Distributed Shared-Memory Architectures

Distributed shared-memory architectures

•Separate memory per processor

–Local or remote access via memory controller

–The physical address space is statically distributed

Coherence Problems

•Simple approach: uncacheable

–shared data are marked as uncacheable and only private data are kept in caches

–very long latency to access memory for shared data

•Alternative: directory for memory blocks

–The directory per memory tracks state of every block in every cache

•which caches have a copies of the memory block, dirty vs. clean, ... –Two additional complications

•The interconnect cannot be used as a single point of arbitration like the bus

•Because the interconnect is message oriented, many messages must have explicit responses

To prevent directory becoming the bottleneck, we distribute directory entries with memory, each keeping track of which processors have copies of their memory blocks

Directory Protocols

•Similar to Snoopy Protocol: Three states

–Shared: 1 or more processors have the block cached, and the value in memory is up-to-date (as well as in all the caches)

–Uncached: no processor has a copy of the cache block (not valid in any cache)

–Exclusive: Exactly one processor has a copy of the cache block, and it has written the block, so the memory copy is out of date

•The processor is called the owner of the block

•In addition to tracking the state of each cache block, we must track the processors that have copies of the block when it is shared (usually a bit vector for each memory block: 1 if processor has copy)

•Keep it simple(r):

–Writes to non-exclusive data => write miss

–Processor blocks until access completes

–Assume messages received and acted upon in order sent

Messages for Directory Protocols

•local node: the node where a request originates

•home node: the node where the memory location and directory entry of an address reside

•remote node: the node that has a copy of a cache block (exclusive or shared)

State Transition Diagram for Individual Cache Block

•Comparing to snooping protocols:

–identical states

–stimulus is almost identical

–write a shared cache block is treated as a write miss (without fetch the block)

–cache block must be in exclusive state when it is written

–any shared block must be up to date in memory

•write miss: data fetch and selective invalidate operations sent by the directory controller (broadcast in snooping protocols)

Directory Operations: Requests and Actions

•Message sent to directory causes two actions:

–Update the directory

–More messages to satisfy request

•Block is in Uncached state: the copy in memory is the current value; only possible requests for that block are:

–Read miss: requesting processor sent data from memory &requestor made only sharing node; state of block made Shared.

–Write miss: requesting processor is sent the value & becomes the Sharing node.
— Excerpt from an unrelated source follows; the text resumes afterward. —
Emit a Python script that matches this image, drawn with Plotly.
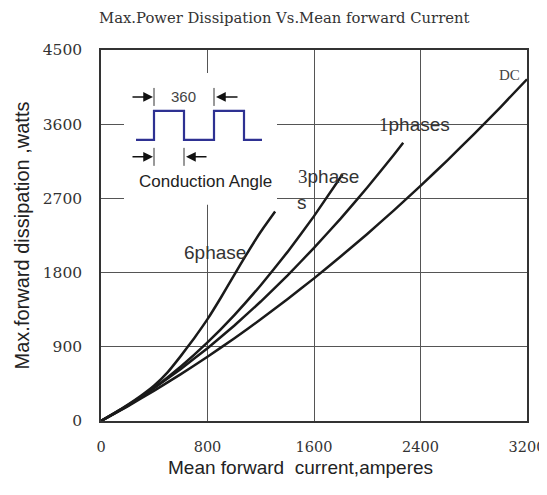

The block is made Exclusive to indicate that the only valid copy is cached. Sharers indicates the identity of the owner.

•Block is Shared => the memory value is up-to-date:

–Read miss: requesting processor is sent back the data from memory & requesting processor is added to the sharing set.

–Write miss: requesting processor is sent the value. All processors in the set Sharers are sent invalidate messages, & Sharers is set to identity of requesting processor. The state of the block is made Exclusive.

•Block is Exclusive: current value of the block is held in the cache of the processor identified by the set Sharers (the owner) => three possible directory requests:

–Read miss: owner processor sent data fetch message, causing state of block in owner’s cache to transition to Shared and causes owner to send data to directory, where it is written to memory & sent back to requesting processor.

Identity of requesting processor is added to set Sharers, which still contains the identity of the processor that was the owner (since it still has a readable copy). State is shared.

–Data write-back: owner processor is replacing the block and hence must write it back, making memory copy up-to-date

(the home directory essentially becomes the owner), the block is now Uncached, and the Sharer set is empty.

–Write miss: block has a new owner. A message is sent to old owner causing the cache to send the value of the block to the directory from which it is sent to the requesting processor, which becomes the new owner.

Sharers is set to identity of new owner, and state of block is made Exclusive.